I can’t do it all. I can’t take all these sweet girls to my trampoline on a starry night and give them cocoa and point out the milky way and lick frothy mustaches and laugh. I can’t raid every trap and brothel and rescue every girl. I can’t erase every faulty court ruling and reverse each victim mentality and hold each one close to me. I can’t pull them all onto the couch for a flick, or rub their backs or hold their hands. I can’t give them back everything they once had, or even the things they’ve never had.

But I can try.

They say one can make a difference. Let’s prove them right. Make a difference with me this year.

Let’s turn my twenty-one days and years into miles. Let’s put a mile in for these sweeties each and every day. I don’t care where you live or how you do it. Jog a mile. Walk a mile. Cry a mile, surf a mile, bike, crawl, swim, scrub, whatever. Take a mile with me. Do it today. Do it again tomorrow. Do it again the next day and the next day and all the next days for twenty-one days.

Challenger Deep: the dark bottom – the farthest reach of water. Let’s be challenged, and let’s be challengers. Be deep. Twenty-one miles of deep and challenge.

Some of you will say it’s a good idea! Seriously though, I need this, because hashtag christmas goodies, laugh out loud.

Some of you will not want to visibly point to you knees and the and achiness thereof. Oh honey, it’s ok. Sit a mile, then. Just make sure you pray it. Because God isn’t looking for you to be in the best shape of your life. He and I, we don’t care really that you’re putting in all that workout time. Do what you can. But pray it. Turn off your music. Take the ear buds out. Tell your walking buddy what’s up. Do the dishes by yourself tonight. Anything.

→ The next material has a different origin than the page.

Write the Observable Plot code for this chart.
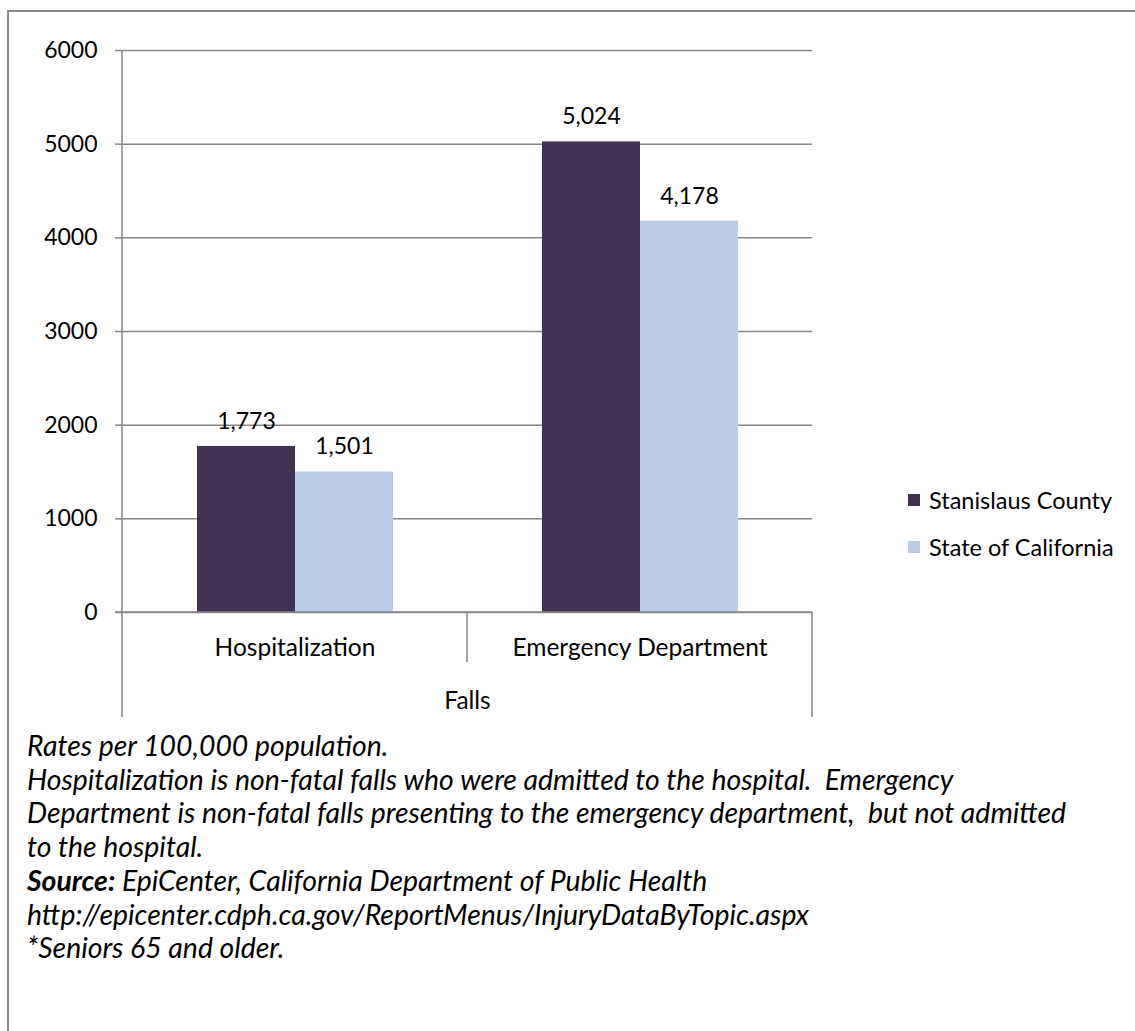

But pray a mile today. Pray a mile tomorrow. Until;

two

one

zero

just a monday like today

It was four weeks ago, but I can still feel unsettlement down in my tummy thinking about that drive.

It was any Monday, almost. A Monday of a new week, a hard day, a beginning day, a day on which to go love people and praise Jesus and try a little more to understand and pass on that marvelous love He keeps giving.

Also a motion-sickness Monday.

We were in India, eleven of us. Kolkata. We took Monday to go out to the village. The week prior we went to children’s’ centers and learned and loved and selfied with them littles (they love seeing their faces all caught up in a screen). This week we’d go see women and jobs and watch them reclaim dignity and claim Christ for the first time. So we bounced along past the underpasses and Victoria Memorial and some cows and a soccer game and fields of Jute. We ended out there in a green place with rocky paths and busted cement and sweet women, all learning to sew.

These women had stories like none I’ve had before. They had stories of terror and running away. Stories of pain and learning that maybe loved ones aren’t loved ones like they first thought. But they were sewing new stories. They were stitching stories of crimson and beauty and letters and chances and grace. They were stitching diligence and joy and education and stitching together their lives, because many weak threads make a stronger rope.

They sat down and we sat down and we admired those stitches, because those stitches represented standing up and healing and drying the tears, and sometimes letting the tears flow. Those stitches represented courage and walking tall and holding hands.

One story there was still unstitched into any fabric. This story was too recent. No soft healing pattern had set in gently, like a thread hugging its linen plane. She smiled softly at us and folded her hands and listened uncomprehending as English words took her story and put it where we could feel it and understand it; put it in our tears.

Tears she could understand, and hugs. We took her precious story and wrapped it in all the love we had to share. I promised her I’d bring it back with me. I promised her the pain and the wrong would be remembered and lifted up in another country a sea away, and she could feel known. I promised her that if she could only feel my arms around her for a few minutes, she could feel my thoughts around her much longer. I cupped her little face as long as I could, but I still keep that little throbbing heart cupped so gently in mine.

I still cry thinking of that sweet one.

Dear little sister, I miss you and I want to hug you again. I want to tell you about love so marvelous and pure it cannot help but heal. I pray for you, and I keep working for you. I work for all the girls like you here; the ones who don’t know how much better it can be, and the ones who smile sadly if they smile at all, and the ones with hearts so busted and piecey they don’t think there’s fixing for them.

Take those stitches, and let them help you. See how much beauty your untrained fingers can thread out, and think of the ties a heart can thread out. Think of that love stitching your pieces as your fingers stitch that crimson on that linen, and know it works. You pull fabric together and He can pull your heart soft and melty into one piece again. Tie that thread up tight and firm, and feel him wrapping and wrapping your heart in a love that can’t be untied.

Let’s hug again, sweet pea, up there when we can be all whole and lovely like He made us.